Start

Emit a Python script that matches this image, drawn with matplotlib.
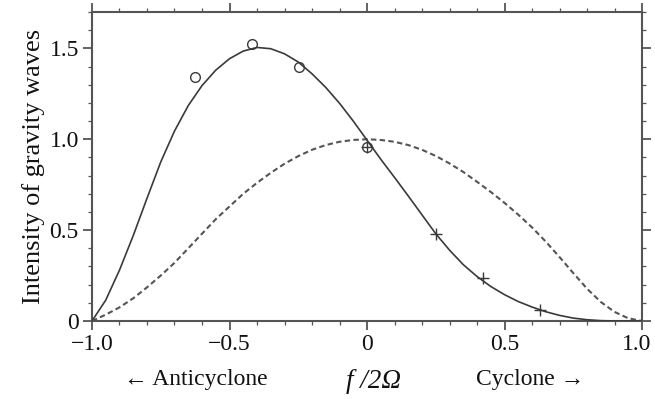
import matplotlib
matplotlib.use('Agg')
import matplotlib.pyplot as plt
import matplotlib.transforms as mtransforms
from matplotlib.ticker import MultipleLocator, FixedLocator, FixedFormatter

# --- DATA ---
f_grid = [-1.0, -0.95, -0.9, -0.85, -0.8, -0.75, -0.7, -0.65, -0.6, -0.55,
          -0.5, -0.45, -0.4, -0.35, -0.3, -0.25, -0.2, -0.15, -0.1, -0.05,
          0.0, 0.05, 0.1, 0.15, 0.2, 0.25, 0.3, 0.35, 0.4, 0.45,
          0.5, 0.55, 0.6, 0.65, 0.7, 0.75, 0.8, 0.85, 0.9, 0.95, 1.0]

# solid curve
solid_vals = [0.0, 0.115, 0.28, 0.47, 0.675, 0.875, 1.045, 1.185, 1.295, 1.38,
              1.443, 1.485, 1.505, 1.498, 1.47, 1.425, 1.36, 1.285, 1.198, 1.10,
              0.995, 0.89, 0.79, 0.688, 0.584, 0.48, 0.39, 0.31, 0.245, 0.19,
              0.145, 0.107, 0.077, 0.051, 0.031, 0.016, 0.007, 0.002, 0.0, 0.0, 0.0]

# dashed curve
dashed_vals = [0.0, 0.035, 0.075, 0.125, 0.185, 0.25, 0.32, 0.40, 0.48, 0.56,
               0.63, 0.70, 0.76, 0.815, 0.865, 0.907, 0.942, 0.968, 0.986, 0.996,
               1.0, 0.996, 0.986, 0.968, 0.942, 0.908, 0.867, 0.82, 0.766, 0.71,
               0.65, 0.585, 0.515, 0.437, 0.352, 0.264, 0.178, 0.105, 0.05, 0.015, 0.0]

# simulation points
circle_f = [-0.627, -0.42, -0.247, 0.0]
circle_v = [1.34, 1.525, 1.40, 0.96]
cross_f = [0.0, 0.252, 0.422, 0.628]
cross_v = [0.96, 0.48, 0.235, 0.06]

x_ticks = [-1.0, -0.5, 0.0, 0.5, 1.0]
x_ticklabels = ['\u22121.0', '\u22120.5', '0', '0.5', '1.0']
y_ticks = [0.0, 0.5, 1.0, 1.5]
y_ticklabels = ['0', '0.5', '1.0', '1.5']

# --- STYLE ---
SERIF = ['Liberation Serif', 'DejaVu Serif']
AX_COLOR = '#555555'
LINE_COLOR = '#3a3a3a'
TXT = '#111111'
FS = 17

fig = plt.figure(figsize=(6.55, 3.99), dpi=100)
fig.patch.set_facecolor('white')
ax = fig.add_axes([92/655, 1 - 321/399, (642 - 92)/655, (321 - 12)/399])

ax.plot(f_grid, dashed_vals, color='#555555', lw=1.5, linestyle=(0, (2.6, 1.6)), zorder=2)
ax.plot(f_grid, solid_vals, color=LINE_COLOR, lw=1.2, zorder=3)
ax.plot(circle_f, circle_v, linestyle='none', marker='o', markersize=7,
        markerfacecolor='none', markeredgecolor=LINE_COLOR, markeredgewidth=1.0, zorder=4)
ax.plot(cross_f, cross_v, linestyle='none', marker='+', markersize=8,
        color=LINE_COLOR, markeredgewidth=1.0, zorder=4)

ax.set_xlim(-1.0, 1.0)
ax.set_ylim(0, 1.7)

ax.xaxis.set_major_locator(FixedLocator(x_ticks))
ax.xaxis.set_major_formatter(FixedFormatter(x_ticklabels))
ax.xaxis.set_minor_locator(MultipleLocator(0.1))
ax.yaxis.set_major_locator(FixedLocator(y_ticks))
ax.yaxis.set_major_formatter(FixedFormatter(y_ticklabels))
ax.yaxis.set_minor_locator(MultipleLocator(0.1))

for s in ax.spines.values():
    s.set_color(AX_COLOR)
    s.set_linewidth(1.5)

ax.tick_params(which='both', direction='out', top=True, right=True,
               color=AX_COLOR, labelcolor=TXT)
ax.tick_params(which='major', length=6.5, width=1.3, pad=3)
ax.tick_params(which='minor', length=3.2, width=0.9)

for lab in ax.get_xticklabels() + ax.get_yticklabels():
    lab.set_family(SERIF)
    lab.set_fontsize(FS)

# pull the last x label in so it stays inside the figure
last = ax.get_xticklabels()[-1]
last.set_transform(last.get_transform() +
                   mtransforms.ScaledTranslation(-5/100, 0, fig.dpi_scale_trans))

ax.set_ylabel('Intensity of gravity waves', family=SERIF, fontsize=FS + 2,
              color=TXT, labelpad=3)

# --- BOTTOM LABELS ---
fig.text(196/655, 1 - 380/399, '\u2190 Anticyclone', family=SERIF, fontsize=FS,
         ha='center', va='center', color=TXT)
fig.text(374/655, 1 - 382/399, 'f /2\u03a9', family=SERIF, fontsize=FS + 2.5,
         style='italic', ha='center', va='center', color=TXT)
fig.text(530/655, 1 - 380/399, 'Cyclone \u2192', family=SERIF, fontsize=FS,
         ha='center', va='center', color=TXT)

plt.savefig('out.png', dpi=100, facecolor='white')
plt.close()
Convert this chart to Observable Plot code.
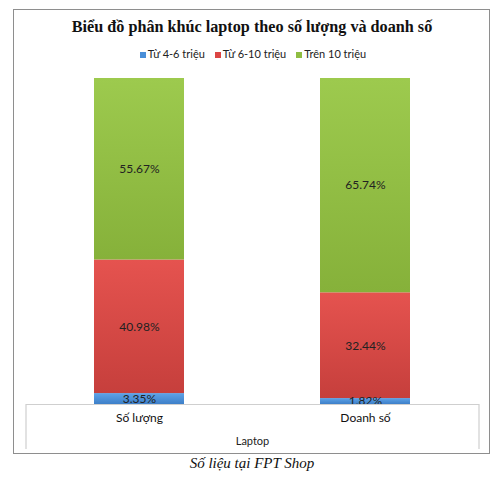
<!DOCTYPE html>
<html>
<head>
<meta charset="utf-8">
<script src="https://cdn.jsdelivr.net/npm/d3@7"></script>
<script src="https://cdn.jsdelivr.net/npm/@observablehq/plot@0.6"></script>
<style>
  html, body { margin: 0; padding: 0; background: #fff; }
  #wrap { position: relative; width: 500px; height: 477px; overflow: hidden; }
  #frame { position: absolute; left: 13px; top: 9px; width: 475px; height: 443px; border: 1.5px solid #8e8e8e; }
  #title { position: absolute; left: 0; width: 504px; top: 18px; text-align: center;
           font-family: "Liberation Serif", serif; font-weight: bold; font-size: 16.2px; color: #111; }
  #legend { position: absolute; left: 0; width: 506px; top: 47px; text-align: center;
            font-family: Lato, "Open Sans", sans-serif; font-size: 11px; color: #222; }
  #legend span.item { margin: 0 5px; }
  #legend span.sw { display: inline-block; width: 6px; height: 6px; margin-right: 2px; vertical-align: 0px; }
  #chart { position: absolute; left: 0; top: 70px; }
  #caption { position: absolute; left: 0; width: 504px; top: 455px; text-align: center;
             font-family: "Liberation Serif", serif; font-style: italic; font-size: 15px; color: #111; }
</style>
</head>
<body>
<div id="wrap">
  <div id="frame"></div>
  <div id="title"></div>
  <div id="legend"></div>
  <div id="chart"></div>
  <div id="caption"></div>
</div>
<script>
const titleText = "Biểu đồ phân khúc laptop theo số lượng và doanh số";
const captionText = "Số liệu tại FPT Shop";
const axisTitle = "Laptop";
const categories = ["Số lượng", "Doanh số"];
const series = ["Từ 4-6 triệu", "Từ 6-10 triệu", "Trên 10 triệu"];
const soLuong = [3.35, 40.98, 55.67];
const doanhSo = [1.82, 32.44, 65.74];
const colors = ["#4a8fd8", "#dc4644", "#8fbd42"];
const gradTop = ["#5ea3e8", "#e5534f", "#9dca4e"];
const gradBottom = ["#3d7fc8", "#c63f3c", "#86b13a"];

const values = [soLuong, doanhSo];
const data = [];
categories.forEach((c, i) => series.forEach((s, j) => data.push({cat: c, series: s, value: values[i][j]})));

document.getElementById("title").textContent = titleText;
document.getElementById("caption").textContent = captionText;
const legend = document.getElementById("legend");
series.forEach((s, j) => {
  const item = document.createElement("span");
  item.className = "item";
  const sw = document.createElement("span");
  sw.className = "sw";
  sw.style.background = colors[j];
  item.appendChild(sw);
  item.appendChild(document.createTextNode(s));
  legend.appendChild(item);
});

const fmt = v => v.toFixed(2) + "%";

const plot = Plot.plot({
  width: 500,
  height: 384,
  marginLeft: 26,
  marginRight: 21,
  marginTop: 8,
  marginBottom: 50,
  style: {fontFamily: "Lato, 'Open Sans', sans-serif", fontSize: "11px", color: "#222", background: "transparent"},
  x: {domain: categories, paddingInner: 0.6, paddingOuter: 0.3, label: null},
  y: {domain: [0, 100], axis: null},
  color: {domain: series, range: series.map((s, j) => `url(#grad${j})`)},
  marks: [
    Plot.barY(data, Plot.stackY({x: "cat", y: "value", fill: "series", order: series})),
    Plot.text(data, Plot.stackY({x: "cat", y: "value", z: "series", order: series, text: d => fmt(d.value), fill: "#222", fontSize: 12})),
    Plot.ruleY([0], {stroke: "#cfcfcf", strokeWidth: 1.2}),
    Plot.axisX({tickSize: 0, tickPadding: 9, fontSize: 12, fill: "#111", label: null})
  ]
});

const svg = d3.select(plot);
const defs = svg.insert("defs", ":first-child");
series.forEach((s, j) => {
  const g = defs.append("linearGradient").attr("id", `grad${j}`).attr("x1", 0).attr("y1", 0).attr("x2", 0).attr("y2", 1);
  g.append("stop").attr("offset", "0%").attr("stop-color", gradTop[j]);
  g.append("stop").attr("offset", "100%").attr("stop-color", gradBottom[j]);
});

// axis table box sides and title
const xr = plot.scale("x").range;
const yb = 384 - 50;
svg.append("line").attr("x1", xr[0]).attr("x2", xr[0]).attr("y1", yb).attr("y2", yb + 45).attr("stroke", "#cfcfcf").attr("stroke-width", 1.2);
svg.append("line").attr("x1", xr[1]).attr("x2", xr[1]).attr("y1", yb).attr("y2", yb + 45).attr("stroke", "#cfcfcf").attr("stroke-width", 1.2);
svg.append("text").attr("x", (xr[0] + xr[1]) / 2).attr("y", yb + 41).attr("text-anchor", "middle")
  .attr("font-size", 11).attr("fill", "#222").text(axisTitle);

document.getElementById("chart").appendChild(plot);
</script>
</body>
</html>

End

## SHORT PROBLEM
Exactly as written, please give again the lines from the beginning of the listing through the line containing "from matplotlib.ticker import", inclusive, without any pictures.

## RESPONSE TO THE TASK
Emit a Python script that matches this image, drawn with matplotlib.
import matplotlib
matplotlib.use('Agg')
import matplotlib.pyplot as plt
import matplotlib.transforms as mtransforms
from matplotlib.ticker import MultipleLocator, FixedLocator, FixedFormatter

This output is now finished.